Why Use a Market Order
You use a market order because it's the straightforward way to buy or sell, executing as fast as possible at the asking price. It's usually the cheapest option too, as some brokers charge extra for limit orders. For highly liquid large-cap stocks, it's reliable—the trade happens immediately, and the price you get matches what you see, unless the market is in chaos.
Downside of a Market Order
Be cautious with market orders for less liquid assets like small-cap stocks. These are thinly traded, so bid-ask spreads are wide, and your order might fill slowly at a price that's not what you expected. That's the risk—you're giving up control over the exact price.
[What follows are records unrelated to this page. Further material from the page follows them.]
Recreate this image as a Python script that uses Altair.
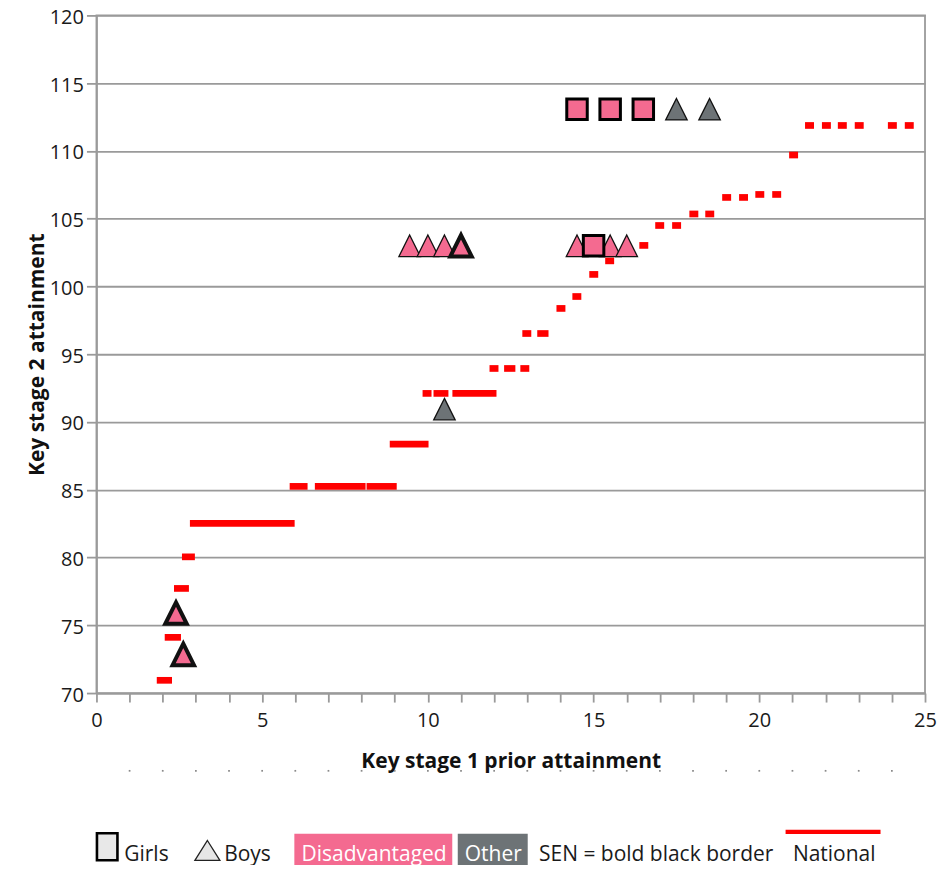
import altair as alt
import pandas as pd

# ---------------- data ----------------
# National line: horizontal dashes (KS1 start, KS1 end, KS2 value)
nat_x0 = [1.82, 2.06, 2.34, 2.58, 2.82,
          5.83, 6.59, 8.15,
          8.85,
          9.84, 10.17, 10.74,
          11.86, 12.30, 12.79,
          12.85, 13.30,
          13.88, 14.36, 14.87, 15.35, 16.38,
          16.86, 17.37,
          17.89, 18.37,
          18.88, 19.39,
          19.88, 20.39,
          20.90,
          21.38, 21.89, 22.37, 22.88, 23.88, 24.39]
nat_x1 = [2.28, 2.55, 2.79, 2.97, 5.98,
          6.37, 8.12, 9.06,
          10.02,
          10.11, 10.62, 12.07,
          12.13, 12.64, 13.06,
          13.12, 13.64,
          14.15, 14.63, 15.14, 15.62, 16.65,
          17.13, 17.64,
          18.16, 18.64,
          19.15, 19.66,
          20.15, 20.66,
          21.17,
          21.65, 22.16, 22.64, 23.15, 24.15, 24.66]
nat_y = [70.94, 74.11, 77.72, 80.05, 82.52,
         85.25, 85.25, 85.25,
         88.37,
         92.11, 92.11, 92.11,
         93.95, 93.95, 93.95,
         96.53, 96.53,
         98.38, 99.26, 100.89, 101.89, 103.03,
         104.50, 104.50,
         105.35, 105.35,
         106.57, 106.57,
         106.79, 106.79,
         109.70,
         111.88, 111.88, 111.88, 111.88, 111.88, 111.88]

# Pupils
pupil_ks1 = [2.40, 2.62, 9.45, 10.0, 10.5, 11.0, 10.5, 14.5, 15.5, 16.0, 17.5, 18.5,
             15.0, 14.5, 15.5, 16.5]
pupil_ks2 = [75.9, 72.85, 103.0, 103.0, 103.0, 103.0, 90.95, 103.0, 103.0, 103.0, 113.08, 113.08,
             103.0, 113.08, 113.08, 113.08]
pupil_gender = ["Boy"] * 12 + ["Girl"] * 4
pupil_group = ["Disadvantaged", "Disadvantaged", "Disadvantaged", "Disadvantaged",
               "Disadvantaged", "Disadvantaged", "Other", "Disadvantaged",
               "Disadvantaged", "Disadvantaged", "Other", "Other",
               "Disadvantaged", "Disadvantaged", "Disadvantaged", "Disadvantaged"]
pupil_sen = ["Yes", "Yes", "No", "No", "No", "Yes", "No", "No", "No", "No", "No", "No",
             "Yes", "Yes", "Yes", "Yes"]

x_tick_values = list(range(0, 26))
y_tick_values = list(range(70, 121, 5))
minor_ticks = list(range(1, 25))
group_names = ["Disadvantaged", "Other"]
legend_labels = ["Girls", "Boys", "Disadvantaged", "Other", "SEN = bold black border", "National"]

# ---------------- styles ----------------
PINK = "#F46A90"
GREY = "#6D7376"
RED = "#FF0000"
AX = "#9A9A9A"
FONT = "Open Sans"
TXT = "#1a1a1a"

national = pd.DataFrame({"x0": nat_x0, "x1": nat_x1, "y": nat_y})
pupils = pd.DataFrame({"ks1": pupil_ks1, "ks2": pupil_ks2, "gender": pupil_gender,
                       "group": pupil_group, "sen": pupil_sen})

x_scale = alt.Scale(domain=[0, 25], nice=False, zero=False)
y_scale = alt.Scale(domain=[70, 120], nice=False, zero=False)

x_axis = alt.Axis(values=x_tick_values,
                  labelExpr="datum.value % 5 === 0 ? datum.label : ''",
                  title="Key stage 1 prior attainment", grid=False,
                  tickSize=9, tickWidth=1.8, tickColor=AX,
                  domainColor=AX, domainWidth=1.8,
                  labelFont=FONT, labelFontSize=20, labelColor=TXT, labelPadding=8,
                  labelFlush=False, labelOverlap=False,
                  titleFont=FONT, titleFontSize=21, titleFontWeight="bold",
                  titleColor="#111111", titlePadding=20)
y_axis = alt.Axis(values=y_tick_values, title="Key stage 2 attainment",
                  grid=True, gridColor=AX, gridWidth=1.8,
                  tickSize=10, tickWidth=1.8, tickColor=AX,
                  domainColor=AX, domainWidth=1.8,
                  labelFont=FONT, labelFontSize=20, labelColor=TXT, labelPadding=3,
                  labelOffset=2, labelOverlap=False,
                  titleFont=FONT, titleFontSize=21, titleFontWeight="bold",
                  titleColor="#111111", titlePadding=2)

X = lambda f: alt.X(f, scale=x_scale, axis=x_axis)
Y = lambda f: alt.Y(f, scale=y_scale, axis=y_axis)

nat_layer = alt.Chart(national).mark_rule(color=RED, strokeWidth=6.7, strokeCap="butt").encode(
    x=X("x0:Q"), x2="x1:Q", y=Y("y:Q"))

dots = alt.Chart(pd.DataFrame({"t": minor_ticks})).mark_square(
    size=3, color="#8a8a8a", opacity=1).encode(x=X("t:Q"), y=alt.value(755.8))

pupil_base = alt.Chart(pupils).transform_calculate(
    bw="datum.sen === 'Yes' ? (datum.gender === 'Girl' ? 3 : 4) : 1.3")
fill_enc = alt.Fill("group:N", scale=alt.Scale(domain=group_names, range=[PINK, GREY]), legend=None)

tri = pupil_base.transform_filter("datum.gender === 'Boy'").mark_point(
    shape="M0,-1L1,1L-1,1Z", size=462, filled=True, opacity=1, stroke="#111111").encode(
    x=X("ks1:Q"), y=Y("ks2:Q"), fill=fill_enc,
    strokeWidth=alt.StrokeWidth("bw:Q", scale=None))

sq = pupil_base.transform_filter("datum.gender === 'Girl'").mark_point(
    shape="square", size=420, filled=True, opacity=1, stroke="#000000").encode(
    x=X("ks1:Q"), y=Y("ks2:Q"), fill=fill_enc,
    strokeWidth=alt.StrokeWidth("bw:Q", scale=None))

# ---------------- legend (drawn below the plot) ----------------
LY = 845.6


def one(label):
    return pd.DataFrame({"label": [label]})


def legend_text(label, x, color=TXT):
    return alt.Chart(one(label)).mark_text(
        align="left", baseline="alphabetic", font=FONT, fontSize=21, color=color).encode(
        x=alt.value(x), y=alt.value(LY), text="label:N")


def legend_box(label, x0, x1, y0, y1, fill, stroke=None, sw=0):
    kw = dict(fill=fill, opacity=1)
    if stroke is not None:
        kw.update(stroke=stroke, strokeWidth=sw)
    return alt.Chart(one(label)).mark_rect(**kw).encode(
        x=alt.value(x0), x2=alt.value(x1), y=alt.value(y0), y2=alt.value(y1))


leg_girl_icon = legend_box("girl", 0.5, 21, 818.3, 845.3, "#e8e8e8", "#000000", 2.6)
leg_boy_icon = alt.Chart(one("boy")).mark_point(
    shape="M0,-0.8L1,0.8L-1,0.8Z", size=625, filled=True, fill="#e6e6e6", opacity=1,
    stroke="#222222", strokeWidth=1.3).encode(x=alt.value(111), y=alt.value(835.5))
leg_dis_box = legend_box("dis", 198, 356, 818.8, 858, PINK)
leg_oth_box = legend_box("oth", 361.5, 431.5, 818.8, 858, GREY)
leg_nat_line = alt.Chart(one("nat")).mark_rule(color=RED, strokeWidth=4.3, strokeCap="butt").encode(
    x=alt.value(689.5), x2=alt.value(784.5), y=alt.value(816.8))

legend_layers = [
    leg_girl_icon, leg_boy_icon, leg_dis_box, leg_oth_box, leg_nat_line,
    legend_text(legend_labels[0], 27.8),
    legend_text(legend_labels[1], 127.8),
    legend_text(legend_labels[2], 205.2, "#ffffff"),
    legend_text(legend_labels[3], 368.5, "#ffffff"),
    legend_text(legend_labels[4], 442.8),
    legend_text(legend_labels[5], 696.8),
]

chart = alt.layer(nat_layer, dots, tri, sq, *legend_layers).properties(
    width=829, height=678,
    autosize=alt.AutoSizeParams(type="none"),
    padding={"left": 88.5, "top": 7.2, "right": 15, "bottom": 172},
).configure_view(stroke=AX, strokeWidth=1.8)

chart.save("out.html", embed_options={"renderer": "svg", "actions": False})
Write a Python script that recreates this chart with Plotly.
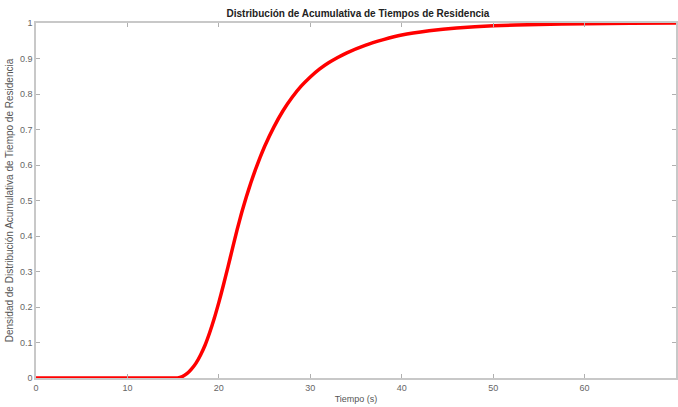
import plotly.graph_objects as go

tiempo = [0, 5, 10, 15, 15.5, 16, 16.5, 17, 17.5, 18, 18.5, 19, 19.5, 20, 20.5, 21, 21.5, 22,
          22.5, 23, 23.5, 24, 24.5, 25, 26, 27, 28, 29, 30, 31, 32, 33, 34, 36, 38, 40, 43,
          46, 50, 55, 60, 65, 70]
F = [0, 0, 0, 0, 0.0, 0.004, 0.012, 0.025, 0.042, 0.065, 0.093, 0.128, 0.168, 0.213, 0.262,
     0.313, 0.366, 0.418, 0.466, 0.51, 0.55, 0.587, 0.621, 0.652, 0.706, 0.752, 0.79, 0.822,
     0.848, 0.87, 0.888, 0.903, 0.916, 0.937, 0.953, 0.966, 0.978, 0.986, 0.992, 0.996, 0.998,
     0.999, 1.0]

x_ticks = [0, 10, 20, 30, 40, 50, 60, 70]
y_ticks = [0, 0.1, 0.2, 0.3, 0.4, 0.5, 0.6, 0.7, 0.8, 0.9, 1]
y_labels = ["0", "0.1", "0.2", "0.3", "0.4", "0.5", "0.6", "0.7", "0.8", "0.9", "1"]

fig = go.Figure()
fig.add_trace(go.Scatter(x=tiempo, y=F, mode="lines",
                         line=dict(color="#ff0000", width=3.5, shape="spline", smoothing=0.3),
                         showlegend=False))

axis_common = dict(showgrid=False, zeroline=False, showline=True, linecolor="#c8c8c8",
                   linewidth=1.5, mirror="ticks", ticks="inside", ticklen=4,
                   tickcolor="#b0b0b0", tickfont=dict(family="Liberation Sans", size=9, color="#666666"))

fig.update_layout(
    width=678, height=407,
    margin=dict(l=36, r=0, t=23, b=29),
    paper_bgcolor="white", plot_bgcolor="white",
    title=dict(text="<b>Distribución de Acumulativa de Tiempos de Residencia</b>",
               x=0.528, xanchor="center", y=0.966, yanchor="middle",
               font=dict(family="Liberation Sans", size=10, color="#222222")),
    xaxis=dict(range=[0, 70], tickvals=x_ticks,
               title=dict(text="Tiempo (s)", standoff=4,
                          font=dict(family="Liberation Sans", size=9, color="#555555")),
               **axis_common),
    yaxis=dict(range=[0, 1], tickvals=y_ticks, ticktext=y_labels,
               title=dict(text="Densidad de Distribución Acumulativa de Tiempo de Residencia", standoff=4,
                          font=dict(family="Liberation Sans", size=10, color="#555555")),
               **axis_common),
)

fig.write_html("out.html")
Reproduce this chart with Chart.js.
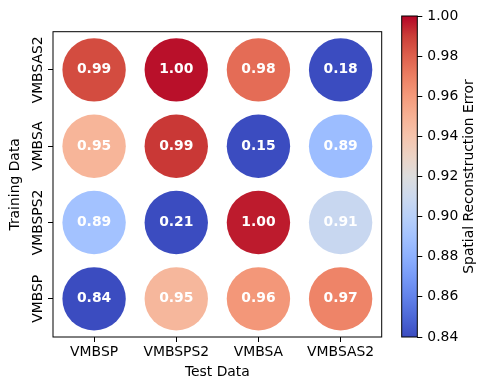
<!DOCTYPE html>
<html>
<head>
<meta charset="utf-8">
<script src="https://cdn.jsdelivr.net/npm/chart.js@4"></script>
<style>
  body { margin: 0; background: #fff; }
  #wrap { position: relative; width: 487px; height: 390px; }
  #wrap canvas { position: absolute; left: 0; top: 0; }
</style>
</head>
<body>
<div id="wrap">
  <canvas id="mainChart" width="487" height="390"></canvas>
  <canvas id="colorBar" width="487" height="390"></canvas>
</div>
<script>
// Axis categories
const testLabels = ['VMBSP', 'VMBSPS2', 'VMBSA', 'VMBSAS2'];
const trainLabels = ['VMBSP', 'VMBSPS2', 'VMBSA', 'VMBSAS2'];

// Spatial reconstruction error, one array per training set (test sets in order above)
const trainVMBSP   = [0.838, 0.947, 0.961, 0.968];
const trainVMBSPS2 = [0.890, 0.213, 0.996, 0.908];
const trainVMBSA   = [0.948, 0.991, 0.152, 0.887];
const trainVMBSAS2 = [0.986, 0.998, 0.976, 0.181];
const errorRows = [trainVMBSP, trainVMBSPS2, trainVMBSA, trainVMBSAS2];

// Colour scale range and colorbar ticks
const colorMin = 0.84;
const colorMax = 1.00;
const colorTicks = [0.84, 0.86, 0.88, 0.90, 0.92, 0.94, 0.96, 0.98, 1.00];

// coolwarm colormap samples
const coolwarm = [
    [59, 76, 192], [77, 104, 215], [98, 130, 234], [119, 154, 247],
    [141, 176, 254], [163, 194, 255], [184, 208, 249], [204, 217, 238],
    [221, 221, 221], [236, 211, 197], [245, 196, 173], [247, 177, 148],
    [244, 154, 123], [236, 127, 99], [222, 96, 77], [203, 62, 56],
    [180, 4, 38]
];

function cmap(t) {
    t = Math.min(1, Math.max(0, t));
    const pos = t * (coolwarm.length - 1);
    const i = Math.min(Math.floor(pos), coolwarm.length - 2);
    const f = pos - i;
    const a = coolwarm[i], b = coolwarm[i + 1];
    const c = a.map((v, k) => Math.round(v + (b[k] - v) * f));
    return `rgb(${c[0]}, ${c[1]}, ${c[2]})`;
}

function valueColor(v) {
    return cmap((v - colorMin) / (colorMax - colorMin));
}

const FONT = 'DejaVu Sans';
const FS = 13.9;
Chart.defaults.font.family = FONT;
Chart.defaults.font.size = FS;
Chart.defaults.color = '#000';

// Build bubble points from the rows
const points = [];
errorRows.forEach((row, yi) => {
    row.forEach((v, xi) => points.push({ x: xi, y: yi, v: v }));
});

// Frame, y tick labels and value labels
const mainDecor = {
    id: 'mainDecor',
    afterDraw(chart) {
        const { ctx, chartArea: a } = chart;
        const yScale = chart.scales.y;
        ctx.save();
        ctx.strokeStyle = '#000';
        ctx.lineWidth = 1;
        ctx.strokeRect(a.left, a.top, a.right - a.left, a.bottom - a.top);

        // rotated training labels
        ctx.fillStyle = '#000';
        ctx.font = `${FS}px "${FONT}"`;
        ctx.textAlign = 'center';
        ctx.textBaseline = 'alphabetic';
        trainLabels.forEach((lab, i) => {
            ctx.save();
            ctx.translate(yScale.right - 11.5, yScale.getPixelForValue(i));
            ctx.rotate(-Math.PI / 2);
            ctx.fillText(lab, 0, 0);
            ctx.restore();
        });

        // values inside circles
        const meta = chart.getDatasetMeta(0);
        ctx.fillStyle = '#fff';
        ctx.font = `bold ${FS}px "${FONT}"`;
        ctx.textBaseline = 'middle';
        meta.data.forEach((el, i) => {
            ctx.fillText(points[i].v.toFixed(2), el.x, el.y);
        });
        ctx.restore();
    }
};

new Chart(document.getElementById('mainChart'), {
    type: 'bubble',
    data: {
        datasets: [{
            data: points,
            radius: 31.7,
            borderWidth: 0,
            backgroundColor: ctx => ctx.raw ? valueColor(ctx.raw.v) : '#000'
        }]
    },
    options: {
        responsive: false,
        animation: false,
        devicePixelRatio: 1,
        layout: { padding: { left: 0, right: 105.3, top: 16, bottom: 0 } },
        plugins: { legend: { display: false }, tooltip: { enabled: false } },
        scales: {
            x: {
                type: 'linear',
                min: -0.5,
                max: 3.5,
                afterBuildTicks: s => { s.ticks = testLabels.map((_, i) => ({ value: i })); },
                afterFit: s => { s.height = 53; },
                ticks: { callback: v => testLabels[v], padding: 2, maxRotation: 0, autoSkip: false, color: '#000' },
                grid: { drawOnChartArea: false, tickLength: 5, color: '#000' },
                border: { display: false },
                title: { display: true, text: 'Test Data', color: '#000', padding: { top: 0, bottom: 9.7 } }
            },
            y: {
                type: 'linear',
                min: -0.5,
                max: 3.5,
                afterBuildTicks: s => { s.ticks = trainLabels.map((_, i) => ({ value: i })); },
                afterFit: s => { s.width = 53; },
                ticks: { display: false },
                grid: { drawOnChartArea: false, tickLength: 5, color: '#000' },
                border: { display: false },
                title: { display: true, text: 'Training Data', color: '#000', padding: { top: 7, bottom: 0 } }
            }
        }
    },
    plugins: [mainDecor]
});

// Colorbar frame and label
const barDecor = {
    id: 'barDecor',
    afterDraw(chart) {
        const { ctx, chartArea: a } = chart;
        ctx.save();
        ctx.strokeStyle = '#000';
        ctx.lineWidth = 1;
        ctx.strokeRect(a.left, a.top, a.right - a.left, a.bottom - a.top);
        ctx.fillStyle = '#000';
        ctx.font = `${FS}px "${FONT}"`;
        ctx.textAlign = 'center';
        ctx.textBaseline = 'middle';
        ctx.translate(469, (a.top + a.bottom) / 2);
        ctx.rotate(-Math.PI / 2);
        ctx.fillText('Spatial Reconstruction Error', 0, 0);
        ctx.restore();
    }
};

new Chart(document.getElementById('colorBar'), {
    type: 'bar',
    data: {
        labels: [''],
        datasets: [{
            data: [[colorMin, colorMax]],
            borderWidth: 0,
            barPercentage: 1,
            categoryPercentage: 1,
            backgroundColor: ctx => {
                const a = ctx.chart.chartArea;
                if (!a) return '#ccc';
                const g = ctx.chart.ctx.createLinearGradient(0, a.bottom, 0, a.top);
                coolwarm.forEach((c, i) => {
                    g.addColorStop(i / (coolwarm.length - 1), `rgb(${c[0]}, ${c[1]}, ${c[2]})`);
                });
                return g;
            }
        }]
    },
    options: {
        responsive: false,
        animation: false,
        devicePixelRatio: 1,
        layout: { padding: { left: 401.7, right: 0, top: 16, bottom: 53 } },
        plugins: { legend: { display: false }, tooltip: { enabled: false } },
        scales: {
            x: { display: false },
            y: {
                position: 'right',
                min: colorMin,
                max: colorMax,
                afterBuildTicks: s => { s.ticks = colorTicks.map(v => ({ value: v })); },
                afterFit: s => { s.width = 69.7; },
                ticks: { callback: v => v.toFixed(2), padding: 5, color: '#000', autoSkip: false },
                grid: { drawOnChartArea: false, tickLength: 5, color: '#000' },
                border: { display: false }
            }
        }
    },
    plugins: [barDecor]
});
</script>
</body>
</html>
Market Order vs. Limit Order
Market orders are basic: buy or sell now at market price. Limit orders let you set a max buy price or min sell price, so the trade only happens if it hits that level. Use limit orders for lightly traded or volatile stocks to catch an upswing or downswing, or if you've preset an acceptable price and don't want to watch the screen. They're common among pros and day traders exploiting small price changes. For big names like Apple, market orders work fine without issues.
Real World Example
Suppose the bid-ask for Excellent Industries is $18.50 to $20, with 100 shares at $20. If you market order 500 shares to buy, the first 100 go at $20, but the next 400 could fill at $22 or higher if it's thinly traded. That's why limit orders give you control—market orders take whatever the market gives, and for large orders, you might use sweep-to-fill to break it up for better prices.
Special Considerations
With a market order, you're buying at the ask or selling at the bid, so you lose the bid-ask spread right away. Check that spread first, especially for thinly traded securities, or it could cost you. This matters more if you trade often or use automated systems.
Market Order FAQs
You might ask, what does market order mean? It's directing your broker to trade at the current price—simple as that. How does it work? It's immediate, based on all the buy and sell orders resolving to a fair price at that instant, unlike a limit order that waits for your specified price. What's the difference from a limit order? Limit sets boundaries and expires if unmet, like with a 'good for day' option. And batch orders? Those are broker-side combos of market orders at open, not something you place directly.